In Rand's fantastic formulation, Atlas represents the irreplaceable geniuses with big ideas, like how only Edison could have invented light bulbs or practical electrical power and only Bell could have invented the telephone and only Fulton could have perfected the steam engine... oh, but of course, you who are reading this probably knew from my first example that's not true at all. None of those technological achievements could have happened without the sum of available knowledge and technology making them possible, and at the point they became possible, multiple people grasped the potential and in some cases they literally raced each other to the patent office (when they weren't co-opting or sabotaging each other).
Here in the real world, the giant who bears the weight of the world on their shoulders is not an individual sitting at the top of a corporate org chart but the masses of people whose work makes our life possible, whose labor provides the value that makes stock in Amazon so valuable on the market.
Here, today, across the country and across the world, those would subscribe to a Randian view are forcibly having their eyes opened to the fact that they have been sitting comfortably atop a pile of people whose lives and labor they have not properly valued before. Governors and mayors are declaring that we must keep essential services going among shutdowns and lockdowns and when they see that they mean grocery stores and restaurants and delivery services and transportation services whose workers are employed at-will, overworked, and underpaid. Figuring out how to keep these businesses going in the coming weeks and months is an inevitable and obvious hurdle.

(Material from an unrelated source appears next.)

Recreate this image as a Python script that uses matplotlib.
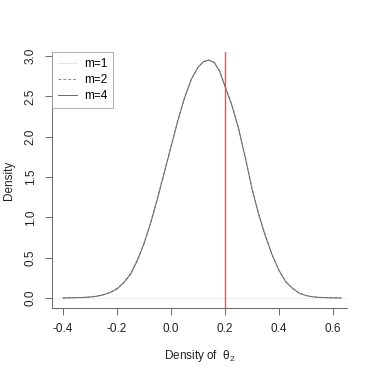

Right beyond that one is how we keep the theater ushers and bookstore clerks and school custodians and teachers and all the other working-class people who would be the customers of those essential services looped into those services.
I honestly see only two ways to go.
If you love free market capitalism and hate centrally-planned government-controlled economies, you're not going to like the other one. Because in the other one, the government assumes control of the production and distribution of food and medicine and other necessities and just starts rationing them out as well as they can figure out how to based on what they assume people need.
Does that sound like anybody's idea of a good time?
I got to say, I'm not a fan of that idea. I would not endorse that plan except as a desperate, last-resort measure to keep people alive.
But that's where we're going to wind up, if we don't keep money circulating. It doesn't really ultimately matter where that money comes from — borrowed from the future, issued by the government, or appropriated from the ultrawealthy — because one way or the other, it's got to happen to avoid that nightmare scenario. The economy functions on spending, on money changing hands, on one person who needs or wants something spending money that winds up in the hands of another person (or more often in fractions, in many people's hands), and so on. Each dollar infused gets spent more than once. The point is to put them where they're needed, and keep putting them there.
And hey, if we do this... some part of this, any version of this... maybe we'll learn some interesting things about the real nature of money, wealth, and prosperity. Maybe we'll figure out some things that are worth doing long-term, just to keep things on more of an even keel in the uncertain waters of the future and to hedge against the next catastrophe.
The fundamentals of the economy are people.
You have to take care of your people or you don't, fundamentally, have an economy.